Hasta que la transformación llegó. Aunque no de inmediato, conforme el viejo sistema se resquebrajaba, al menos uno o dos generaciones de reporteros nos vimos a nosotros mismos como agentes de cambio y nos dedicamos al lindo oficio de criticar a los demás. Como gremio, pasamos de porristas a actuar como una especie de “valientes activistas” (según nuestro propio espejito mágico).
Pero la idea de esa gran prensa vigilante que denunciaba entuertos y derrumbaba presidentes también se desdibujó en el mismo contexto en el que Mr. Blair pronunció su celebre discurso en la sede londinense de Reuters. Luego de una vida de intentar seducir periodistas, el cambio tecnológico y de dinámicas lo desveló como un pequeño y obsoleto vocero del más rancio establishment.
Como acá. Después beneficiarse directamente del trabajo de medios cada vez más críticos hacia el poder que no era suyo, cuando llegó a Palacio la vieja oposición –cual nuevos ricos--, suspira por aquel coro de adulación y, por qué no, “pues-se-lo-merecen”, de adoración.
Sin el perverso talento “de los de antes” para “feed the beast” de una manera que beneficiara tanto a los medios como a los gobernantes, el nuevo oficialismo apuesta por los periodistas militantes, aplaudidores al estilo del “viejo régimen” que tanto dicen repudiar.
En estos tiempos de polarización, el periodismo descriptivo sigue siendo la excepción.
Los nuevos saben, o deberían, que en este mundo nuevo gobernar es, en muchos sentidos, comunicar.
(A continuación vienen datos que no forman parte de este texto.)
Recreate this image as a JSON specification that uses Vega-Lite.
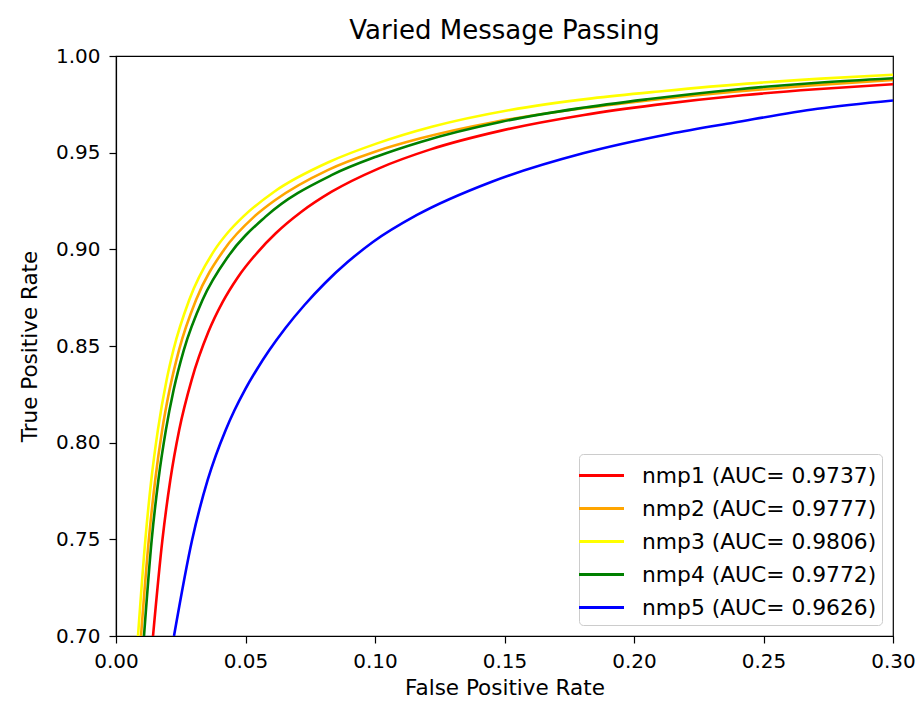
{
  "$schema": "https://vega.github.io/schema/vega-lite/v6.json",
  "width": 777,
  "height": 580,
  "autosize": {"type": "none"},
  "padding": {"left": 116, "top": 56, "right": 25, "bottom": 76},
  "background": "white",
  "title": {"text": "Varied Message Passing", "fontSize": 26, "font": "DejaVu Sans", "fontWeight": "normal", "color": "black", "offset": 2, "anchor": "middle"},
  "data": {"values": [
    {"model": "nmp1 (AUC= 0.9737)", "fpr": 0.01429, "tpr": 0.7},
    {"model": "nmp1 (AUC= 0.9737)", "fpr": 0.01792, "tpr": 0.7497},
    {"model": "nmp1 (AUC= 0.9737)", "fpr": 0.02097, "tpr": 0.7807},
    {"model": "nmp1 (AUC= 0.9737)", "fpr": 0.0244, "tpr": 0.8066},
    {"model": "nmp1 (AUC= 0.9737)", "fpr": 0.02919, "tpr": 0.8324},
    {"model": "nmp1 (AUC= 0.9737)", "fpr": 0.03564, "tpr": 0.8572},
    {"model": "nmp1 (AUC= 0.9737)", "fpr": 0.0412, "tpr": 0.8728},
    {"model": "nmp1 (AUC= 0.9737)", "fpr": 0.04687, "tpr": 0.8852},
    {"model": "nmp1 (AUC= 0.9737)", "fpr": 0.05475, "tpr": 0.8986},
    {"model": "nmp1 (AUC= 0.9737)", "fpr": 0.0617, "tpr": 0.9083},
    {"model": "nmp1 (AUC= 0.9737)", "fpr": 0.07147, "tpr": 0.9193},
    {"model": "nmp1 (AUC= 0.9737)", "fpr": 0.08328, "tpr": 0.9298},
    {"model": "nmp1 (AUC= 0.9737)", "fpr": 0.10154, "tpr": 0.9419},
    {"model": "nmp1 (AUC= 0.9737)", "fpr": 0.12143, "tpr": 0.9517},
    {"model": "nmp1 (AUC= 0.9737)", "fpr": 0.14873, "tpr": 0.9614},
    {"model": "nmp1 (AUC= 0.9737)", "fpr": 0.18069, "tpr": 0.9695},
    {"model": "nmp1 (AUC= 0.9737)", "fpr": 0.20826, "tpr": 0.9747},
    {"model": "nmp1 (AUC= 0.9737)", "fpr": 0.24197, "tpr": 0.9797},
    {"model": "nmp1 (AUC= 0.9737)", "fpr": 0.27019, "tpr": 0.9828},
    {"model": "nmp1 (AUC= 0.9737)", "fpr": 0.3, "tpr": 0.9854},

    {"model": "nmp2 (AUC= 0.9777)", "fpr": 0.00965, "tpr": 0.7},
    {"model": "nmp2 (AUC= 0.9777)", "fpr": 0.01266, "tpr": 0.7497},
    {"model": "nmp2 (AUC= 0.9777)", "fpr": 0.01514, "tpr": 0.7807},
    {"model": "nmp2 (AUC= 0.9777)", "fpr": 0.01784, "tpr": 0.8066},
    {"model": "nmp2 (AUC= 0.9777)", "fpr": 0.02066, "tpr": 0.8272},
    {"model": "nmp2 (AUC= 0.9777)", "fpr": 0.02432, "tpr": 0.8479},
    {"model": "nmp2 (AUC= 0.9777)", "fpr": 0.03089, "tpr": 0.8738},
    {"model": "nmp2 (AUC= 0.9777)", "fpr": 0.04166, "tpr": 0.8997},
    {"model": "nmp2 (AUC= 0.9777)", "fpr": 0.05336, "tpr": 0.9169},
    {"model": "nmp2 (AUC= 0.9777)", "fpr": 0.06151, "tpr": 0.9255},
    {"model": "nmp2 (AUC= 0.9777)", "fpr": 0.08174, "tpr": 0.941},
    {"model": "nmp2 (AUC= 0.9777)", "fpr": 0.1, "tpr": 0.9505},
    {"model": "nmp2 (AUC= 0.9777)", "fpr": 0.11761, "tpr": 0.9574},
    {"model": "nmp2 (AUC= 0.9777)", "fpr": 0.14668, "tpr": 0.966},
    {"model": "nmp2 (AUC= 0.9777)", "fpr": 0.17525, "tpr": 0.9721},
    {"model": "nmp2 (AUC= 0.9777)", "fpr": 0.20124, "tpr": 0.9764},
    {"model": "nmp2 (AUC= 0.9777)", "fpr": 0.23768, "tpr": 0.9814},
    {"model": "nmp2 (AUC= 0.9777)", "fpr": 0.2683, "tpr": 0.9848},
    {"model": "nmp2 (AUC= 0.9777)", "fpr": 0.3, "tpr": 0.9876},

    {"model": "nmp3 (AUC= 0.9806)", "fpr": 0.00849, "tpr": 0.7},
    {"model": "nmp3 (AUC= 0.9806)", "fpr": 0.01135, "tpr": 0.75},
    {"model": "nmp3 (AUC= 0.9806)", "fpr": 0.01363, "tpr": 0.7807},
    {"model": "nmp3 (AUC= 0.9806)", "fpr": 0.01618, "tpr": 0.8066},
    {"model": "nmp3 (AUC= 0.9806)", "fpr": 0.01954, "tpr": 0.8324},
    {"model": "nmp3 (AUC= 0.9806)", "fpr": 0.02216, "tpr": 0.8479},
    {"model": "nmp3 (AUC= 0.9806)", "fpr": 0.02826, "tpr": 0.8738},
    {"model": "nmp3 (AUC= 0.9806)", "fpr": 0.03811, "tpr": 0.8997},
    {"model": "nmp3 (AUC= 0.9806)", "fpr": 0.04297, "tpr": 0.9083},
    {"model": "nmp3 (AUC= 0.9806)", "fpr": 0.04911, "tpr": 0.9169},
    {"model": "nmp3 (AUC= 0.9806)", "fpr": 0.06108, "tpr": 0.9298},
    {"model": "nmp3 (AUC= 0.9806)", "fpr": 0.08247, "tpr": 0.9453},
    {"model": "nmp3 (AUC= 0.9806)", "fpr": 0.10081, "tpr": 0.9548},
    {"model": "nmp3 (AUC= 0.9806)", "fpr": 0.12193, "tpr": 0.9634},
    {"model": "nmp3 (AUC= 0.9806)", "fpr": 0.15216, "tpr": 0.9721},
    {"model": "nmp3 (AUC= 0.9806)", "fpr": 0.18378, "tpr": 0.9781},
    {"model": "nmp3 (AUC= 0.9806)", "fpr": 0.21166, "tpr": 0.9819},
    {"model": "nmp3 (AUC= 0.9806)", "fpr": 0.24371, "tpr": 0.9857},
    {"model": "nmp3 (AUC= 0.9806)", "fpr": 0.27224, "tpr": 0.9883},
    {"model": "nmp3 (AUC= 0.9806)", "fpr": 0.3, "tpr": 0.9903},

    {"model": "nmp4 (AUC= 0.9772)", "fpr": 0.01081, "tpr": 0.7},
    {"model": "nmp4 (AUC= 0.9772)", "fpr": 0.01378, "tpr": 0.7497},
    {"model": "nmp4 (AUC= 0.9772)", "fpr": 0.01637, "tpr": 0.7807},
    {"model": "nmp4 (AUC= 0.9772)", "fpr": 0.01927, "tpr": 0.8066},
    {"model": "nmp4 (AUC= 0.9772)", "fpr": 0.02224, "tpr": 0.8272},
    {"model": "nmp4 (AUC= 0.9772)", "fpr": 0.02618, "tpr": 0.8479},
    {"model": "nmp4 (AUC= 0.9772)", "fpr": 0.0334, "tpr": 0.8738},
    {"model": "nmp4 (AUC= 0.9772)", "fpr": 0.04344, "tpr": 0.8966},
    {"model": "nmp4 (AUC= 0.9772)", "fpr": 0.05776, "tpr": 0.9169},
    {"model": "nmp4 (AUC= 0.9772)", "fpr": 0.0834, "tpr": 0.9385},
    {"model": "nmp4 (AUC= 0.9772)", "fpr": 0.10042, "tpr": 0.9479},
    {"model": "nmp4 (AUC= 0.9772)", "fpr": 0.11795, "tpr": 0.9557},
    {"model": "nmp4 (AUC= 0.9772)", "fpr": 0.14888, "tpr": 0.966},
    {"model": "nmp4 (AUC= 0.9772)", "fpr": 0.17861, "tpr": 0.9729},
    {"model": "nmp4 (AUC= 0.9772)", "fpr": 0.20506, "tpr": 0.9776},
    {"model": "nmp4 (AUC= 0.9772)", "fpr": 0.23938, "tpr": 0.9827},
    {"model": "nmp4 (AUC= 0.9772)", "fpr": 0.271, "tpr": 0.9862},
    {"model": "nmp4 (AUC= 0.9772)", "fpr": 0.3, "tpr": 0.9885},

    {"model": "nmp5 (AUC= 0.9626)", "fpr": 0.02239, "tpr": 0.7},
    {"model": "nmp5 (AUC= 0.9626)", "fpr": 0.02938, "tpr": 0.7497},
    {"model": "nmp5 (AUC= 0.9626)", "fpr": 0.0354, "tpr": 0.7807},
    {"model": "nmp5 (AUC= 0.9626)", "fpr": 0.04236, "tpr": 0.8066},
    {"model": "nmp5 (AUC= 0.9626)", "fpr": 0.04579, "tpr": 0.8169},
    {"model": "nmp5 (AUC= 0.9626)", "fpr": 0.04973, "tpr": 0.8272},
    {"model": "nmp5 (AUC= 0.9626)", "fpr": 0.05425, "tpr": 0.8376},
    {"model": "nmp5 (AUC= 0.9626)", "fpr": 0.05923, "tpr": 0.8479},
    {"model": "nmp5 (AUC= 0.9626)", "fpr": 0.06544, "tpr": 0.8593},
    {"model": "nmp5 (AUC= 0.9626)", "fpr": 0.07278, "tpr": 0.8712},
    {"model": "nmp5 (AUC= 0.9626)", "fpr": 0.08073, "tpr": 0.8826},
    {"model": "nmp5 (AUC= 0.9626)", "fpr": 0.08942, "tpr": 0.8934},
    {"model": "nmp5 (AUC= 0.9626)", "fpr": 0.09919, "tpr": 0.9038},
    {"model": "nmp5 (AUC= 0.9626)", "fpr": 0.11622, "tpr": 0.9178},
    {"model": "nmp5 (AUC= 0.9626)", "fpr": 0.1451, "tpr": 0.935},
    {"model": "nmp5 (AUC= 0.9626)", "fpr": 0.18031, "tpr": 0.9497},
    {"model": "nmp5 (AUC= 0.9626)", "fpr": 0.21371, "tpr": 0.9597},
    {"model": "nmp5 (AUC= 0.9626)", "fpr": 0.23834, "tpr": 0.9655},
    {"model": "nmp5 (AUC= 0.9626)", "fpr": 0.27085, "tpr": 0.9727},
    {"model": "nmp5 (AUC= 0.9626)", "fpr": 0.3, "tpr": 0.977}
  ]},
  "mark": {"type": "line", "strokeWidth": 2.6, "clip": true, "interpolate": "monotone"},
  "encoding": {
    "x": {
      "field": "fpr", "type": "quantitative",
      "scale": {"domain": [0, 0.3], "nice": false, "zero": false},
      "axis": {"title": "False Positive Rate", "values": [0, 0.05, 0.1, 0.15, 0.2, 0.25, 0.3], "format": ".2f", "labelFlush": false, "labelPadding": 8, "titlePadding": 6}
    },
    "y": {
      "field": "tpr", "type": "quantitative",
      "scale": {"domain": [0.7, 1.0], "nice": false, "zero": false},
      "axis": {"title": "True Positive Rate", "values": [0.7, 0.75, 0.8, 0.85, 0.9, 0.95, 1.0], "format": ".2f", "labelFlush": false, "labelPadding": 9, "titlePadding": 14}
    },
    "color": {
      "field": "model", "type": "nominal",
      "scale": {
        "domain": ["nmp1 (AUC= 0.9737)", "nmp2 (AUC= 0.9777)", "nmp3 (AUC= 0.9806)", "nmp4 (AUC= 0.9772)", "nmp5 (AUC= 0.9626)"],
        "range": ["#ff0000", "#ffa500", "#ffff00", "#008000", "#0000ff"]
      },
      "legend": {
        "title": null,
        "orient": "bottom-right",
        "offset": 11,
        "symbolType": "M-1.5,0H1.5",
        "symbolSize": 900,
        "symbolStrokeWidth": 3,
        "symbolOffset": 1,
        "labelFontSize": 21.8,
        "labelFont": "DejaVu Sans",
        "labelColor": "black",
        "labelOffset": 24,
        "labelLimit": 500,
        "rowPadding": 4,
        "padding": 5,
        "strokeColor": "#cccccc",
        "fillColor": "white",
        "cornerRadius": 4
      }
    },
    "order": {"field": "fpr", "type": "quantitative"}
  },
  "config": {
    "view": {"stroke": "black", "strokeWidth": 1.2},
    "axis": {
      "grid": false,
      "domainColor": "black",
      "domainWidth": 1.2,
      "tickColor": "black",
      "tickWidth": 1.2,
      "tickSize": 7,
      "labelFont": "DejaVu Sans",
      "labelFontSize": 20,
      "labelColor": "black",
      "titleFont": "DejaVu Sans",
      "titleFontSize": 21.5,
      "titleFontWeight": "normal",
      "titleColor": "black"
    }
  }
}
Saben, o deberían, que en lo fundamental ni los medios --vaya, ni el pueblo-- son ideológicos; quieren, exigen resultados. Nada más con eso.
En tanto, los medios, a los que tanto trabajo les cuesta superar su adicción a las prebendas y los privilegios, pregonan su reciente adquirida libertad y algo hacen rumbo a la profesionalización de sus tareas, de la cual, se supone, llegará su viabilidad material.
PD.- En Circle William, la novela de Harlow de 1999, al final ganan los buenos.